AKA Kimmy Schmidt’s War of the Worlds. Aliens invade Earth in search of the prettiest, perkiest girl with the most terrible trauma, and they find Kaitlyn Dever (the one who isn’t Beanie in Booksmart). A typical grey (but with fingers for toes, like Sophie Okonedo in Aeon Flux) poltergeists her house, attacking her with doors and freaking out the electricity, until she manages to stab it in the head with one of her Beetlejuice-town model buildings.

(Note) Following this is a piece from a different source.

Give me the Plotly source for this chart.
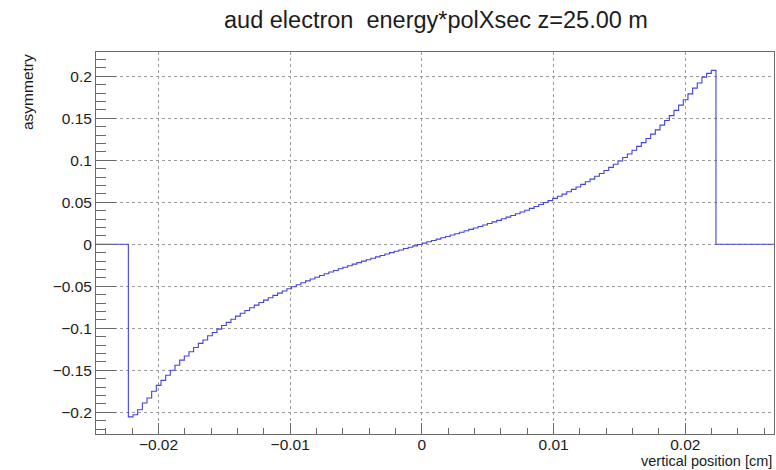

The gimmick, a good one, is that Kaitlyn never speaks – she has no friends, and doesn’t constantly talk to herself or her birds like I do – but the aliens chatter in their own language (so saying the movie has no dialogue is inaccurate). She tries to escape the town but is chased off the bus by bodysnatched humans, so returns to deal with a variety pack of aliens (the short mean one, the one with absurdly long limbs, etc) on her own turf, happily ending up the sole unbrainwashed person in town.

Duffield made the exploding-teens movie Spontaneous, and his DP did a bunch of Black Mirror and one of the Evil Dead remakes. Critics raved: “would have absolutely slayed in theaters if not for Disney’s choice to dump it straight to Hulu.”